Journal of King Saud University: Computer and Information Sciences (Jan 2024)
EnhancedBERT: A feature-rich ensemble model for Arabic word sense disambiguation with statistical analysis and optimized data collection
Abstract
Accurate assignment of meaning to a word based on its context, known as Word Sense Disambiguation (WSD), remains challenging across languages. Extensive research aims to develop automated methods for determining word senses in different contexts. However, the literature lacks the presence of datasets generated for the Arabic language WSD. This paper presents a dataset comprising a hundred polysemous Arabic words. Each word in the dataset encompasses 3–8 distinct senses, with ten example sentences per sense.

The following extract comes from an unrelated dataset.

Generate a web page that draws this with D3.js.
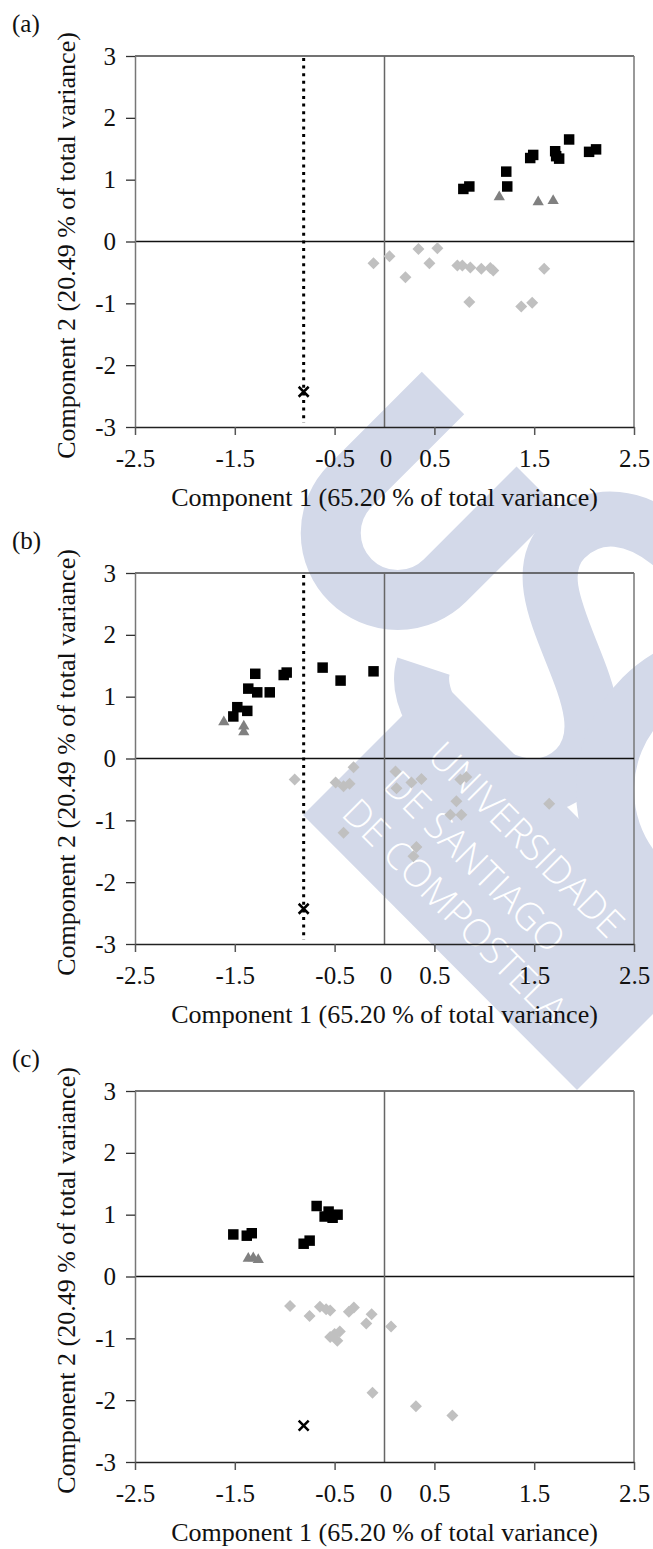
<!DOCTYPE html>
<html lang="en">
<head>
<meta charset="utf-8">
<title>PCA scores</title>
<script src="https://cdn.jsdelivr.net/npm/d3@7"></script>
<style>
  body { margin: 0; background: #fff; }
  svg text { font-family: "Liberation Serif", "Times New Roman", serif; fill: #111; }
  .axis text { font-size: 25px; }
  .wm text { font-family: "Open Sans", "DejaVu Sans", sans-serif; fill: #fff; font-weight: 300; }
</style>
</head>
<body>
<script>
// ---- data: [component 1, component 2] ----
// panel (a)
var aSquares = [[0.79,0.85],[0.85,0.89],[1.22,1.13],[1.23,0.89],[1.46,1.35],[1.49,1.40],
                [1.71,1.46],[1.72,1.38],[1.75,1.34],[1.85,1.65],[2.05,1.45],[2.12,1.49]];
var aTriangles = [[1.15,0.72],[1.54,0.64],[1.69,0.66]];
var aDiamonds = [[-0.11,-0.35],[0.05,-0.24],[0.21,-0.58],[0.34,-0.12],[0.45,-0.35],[0.53,-0.11],
                 [0.73,-0.39],[0.78,-0.39],[0.86,-0.42],[0.97,-0.44],[1.06,-0.43],[1.09,-0.47],
                 [0.85,-0.98],[1.37,-1.05],[1.48,-0.99],[1.60,-0.44]];
var aCross = [[-0.81,-2.43]];

// panel (b)
var bSquares = [[-1.515,0.68],[-1.475,0.83],[-1.375,0.77],[-1.365,1.13],[-1.275,1.07],[-1.295,1.37],
                [-1.15,1.07],[-1.01,1.35],[-0.98,1.39],[-0.62,1.47],[-0.44,1.26],[-0.11,1.41]];
var bTriangles = [[-1.61,0.59],[-1.41,0.52],[-1.41,0.43]];
var bDiamonds = [[-0.90,-0.34],[-0.31,-0.14],[-0.49,-0.39],[-0.41,-0.45],[-0.35,-0.41],[-0.41,-1.20],
                 [0.11,-0.21],[0.12,-0.48],[0.27,-0.39],[0.37,-0.33],[0.76,-0.34],[0.82,-0.30],
                 [0.72,-0.69],[0.66,-0.91],[0.77,-0.91],[0.32,-1.43],[0.29,-1.58],[1.65,-0.73]];
var bCross = [[-0.81,-2.43]];

// panel (c)
var cSquares = [[-1.515,0.68],[-1.38,0.66],[-1.33,0.70],[-0.81,0.53],[-0.75,0.58],[-0.68,1.14],
                [-0.60,0.97],[-0.56,1.05],[-0.52,0.95],[-0.47,1.00]];
var cTriangles = [[-1.365,0.29],[-1.315,0.30],[-1.265,0.27]];
var cDiamonds = [[-0.946,-0.478],[-0.751,-0.64],[-0.647,-0.49],[-0.585,-0.53],[-0.544,-0.55],
                 [-0.357,-0.57],[-0.307,-0.50],[-0.129,-0.61],[-0.183,-0.76],[0.066,-0.81],
                 [-0.544,-0.98],[-0.473,-1.04],[-0.448,-0.89],[-0.50,-0.93],[-0.12,-1.88],
                 [0.315,-2.10],[0.68,-2.25]];
var cCross = [[-0.81,-2.41]];

var cutoffs = [-0.81, -0.81, null];   // dotted vertical line, panels a and b
var xTicks = [-2.5, -1.5, -0.5, 0, 0.5, 1.5, 2.5];
var yTicks = [-3, -2, -1, 0, 1, 2, 3];
var panelLabels = ["(a)", "(b)", "(c)"];
var xTitle = "Component 1 (65.20 % of total variance)";
var yTitle = "Component 2 (20.49 % of total variance)";

// ---- layout ----
var w = 653, h = 1549;
var left = 135, right = 634, plotH = 371;
var tops = [56, 573, 1091];
var wmColor = "#d3d9e9";

var svg = d3.select("body").append("svg")
    .attr("width", w).attr("height", h);

// faint university watermark behind everything (U, S, C and the name band, tilted 45 deg)
var wm = svg.append("g").attr("class", "wm");
wm.append("path")
    .attr("transform", "translate(443,393) rotate(45)")
    .attr("d", "M0,0 L0,131 A67,67 0 0 0 134,131 L134,0")
    .attr("fill", "none").attr("stroke", wmColor).attr("stroke-width", 60);
wm.append("path")
    .attr("transform", "translate(572,652) rotate(45)")
    .attr("d", "M85,-115 C60,-160 -85,-165 -85,-75 C-85,5 85,-5 85,80 C85,165 -70,165 -95,115")
    .attr("fill", "none").attr("stroke", wmColor).attr("stroke-width", 55);
wm.append("path")
    .attr("transform", "translate(735,790) rotate(45)")
    .attr("d", "M83.6,-99.6 A130,130 0 1 0 83.6,99.6")
    .attr("fill", "none").attr("stroke", wmColor).attr("stroke-width", 58);
wm.append("polygon")
    .attr("points", "303,815 439,679 653,893 653,1014 577,1090")
    .attr("fill", wmColor);
var wmLines = [["UNIVERSIDADE", 426, 758], ["DE SANTIAGO", 381, 787], ["DE COMPOSTELA", 340, 815]];
wm.selectAll("text").data(wmLines).enter().append("text")
    .attr("transform", function(d) { return "translate(" + d[1] + "," + d[2] + ") rotate(45)"; })
    .style("font-size", "38px")
    .text(function(d) { return d[0]; });

var xScale = d3.scaleLinear().domain([-2.5, 2.5]).range([left, right]);

var panels = [
  {sq: aSquares, tr: aTriangles, di: aDiamonds, x: aCross},
  {sq: bSquares, tr: bTriangles, di: bDiamonds, x: bCross},
  {sq: cSquares, tr: cTriangles, di: cDiamonds, x: cCross}
];

panels.forEach(function(p, i) {
  var top = tops[i], bottom = top + plotH;
  var yScale = d3.scaleLinear().domain([-3, 3]).range([bottom, top]);
  var g = svg.append("g");

  // frame: top and right
  g.append("line").attr("x1", left).attr("x2", right).attr("y1", top).attr("y2", top)
    .attr("stroke", "#444").attr("stroke-width", 1.5);
  g.append("line").attr("x1", right).attr("x2", right).attr("y1", top).attr("y2", bottom)
    .attr("stroke", "#777").attr("stroke-width", 1.5);

  // zero lines
  g.append("line").attr("x1", left).attr("x2", right)
    .attr("y1", yScale(0)).attr("y2", yScale(0))
    .attr("stroke", "#111").attr("stroke-width", 1.3);
  g.append("line").attr("x1", xScale(0)).attr("x2", xScale(0))
    .attr("y1", top).attr("y2", bottom)
    .attr("stroke", "#666").attr("stroke-width", 1.5);

  // dotted cut-off line
  if (cutoffs[i] !== null) {
    g.append("line").attr("x1", xScale(cutoffs[i])).attr("x2", xScale(cutoffs[i]))
      .attr("y1", top + 2).attr("y2", bottom - 4)
      .attr("stroke", "#000").attr("stroke-width", 3)
      .attr("stroke-dasharray", "3,4.6");
  }

  // axes
  var yAxis = d3.axisLeft(yScale).tickValues(yTicks).tickSize(9).tickPadding(10)
      .tickSizeOuter(0).tickFormat(function(d) { return String(d); });
  var ya = g.append("g").attr("class", "axis")
      .attr("transform", "translate(" + left + ",0)").call(yAxis);
  ya.select(".domain").attr("stroke", "#777").attr("stroke-width", 1.5);
  ya.selectAll(".tick line").attr("stroke", "#333").attr("stroke-width", 1.3);

  var xAxis = d3.axisBottom(xScale).tickValues(xTicks).tickSize(8).tickPadding(14)
      .tickSizeOuter(0).tickFormat(function(d) { return String(d); });
  var xa = g.append("g").attr("class", "axis")
      .attr("transform", "translate(0," + bottom + ")").call(xAxis);
  xa.select(".domain").attr("stroke", "#222").attr("stroke-width", 1.5);
  xa.selectAll(".tick line").attr("stroke", "#555").attr("stroke-width", 1.5)
    .filter(function(d) { return d === 0; }).remove();
  xa.selectAll(".tick text").attr("dx", function(d) { return d === 0 ? "1" : "0"; });

  // markers
  g.selectAll(".di").data(p.di).enter().append("path").attr("class", "di")
    .attr("d", d3.symbol(d3.symbolSquare, 72))
    .attr("transform", function(d) { return "translate(" + xScale(d[0]) + "," + yScale(d[1]) + ") rotate(45)"; })
    .attr("fill", "#c0c0c0");

  g.selectAll(".tr").data(p.tr).enter().append("path").attr("class", "tr")
    .attr("d", d3.symbol(d3.symbolTriangle, 55))
    .attr("transform", function(d) { return "translate(" + xScale(d[0]) + "," + yScale(d[1]) + ")"; })
    .attr("fill", "#808080");

  g.selectAll(".sq").data(p.sq).enter().append("path").attr("class", "sq")
    .attr("d", d3.symbol(d3.symbolSquare, 110))
    .attr("transform", function(d) { return "translate(" + xScale(d[0]) + "," + yScale(d[1]) + ")"; })
    .attr("fill", "#000");

  g.selectAll(".cx").data(p.x).enter().append("path").attr("class", "cx")
    .attr("d", function(d) {
      var cx = xScale(d[0]), cy = yScale(d[1]), r = 5;
      return "M" + (cx - r) + "," + (cy - r) + "L" + (cx + r) + "," + (cy + r) +
             "M" + (cx - r) + "," + (cy + r) + "L" + (cx + r) + "," + (cy - r);
    })
    .attr("stroke", "#000").attr("stroke-width", 2.5).attr("fill", "none");

  // titles and panel letter
  g.append("text").attr("x", (left + right) / 2).attr("y", bottom + 79)
    .attr("text-anchor", "middle").style("font-size", "26px").text(xTitle);
  g.append("text")
    .attr("transform", "translate(75," + (top + plotH / 2 + 4) + ") rotate(-90)")
    .attr("text-anchor", "middle").style("font-size", "26px").text(yTitle);
  g.append("text").attr("x", 12).attr("y", top - 24)
    .style("font-size", "25px").text(panelLabels[i]);
});
</script>
</body>
</html>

Some statistical operations are conducted to gain insights into the dataset, enlightening its characteristics and properties. Subsequently, a novel WSD approach is proposed to utilize similarity measures and find the overlap between contextual information and dictionary definitions. The proposed method uses the power of BERT, a pre-trained language model, to enable effective Arabic word disambiguation. In training, new features are integrated to improve the model's ability to differentiate between various senses of words. The proposed BERT models are combined to compose an ensemble model architecture to improve the classification performances. The performance of the WSD system outperforms state-of-the-art systems, achieving an approximate F1-score of 96 %. Statistical analyses are performed to evaluate the overall performance of the WSD approach by providing additional information on model predictions. A case study was implemented to test the effectiveness of WSD in sentiment analysis, a downstream task.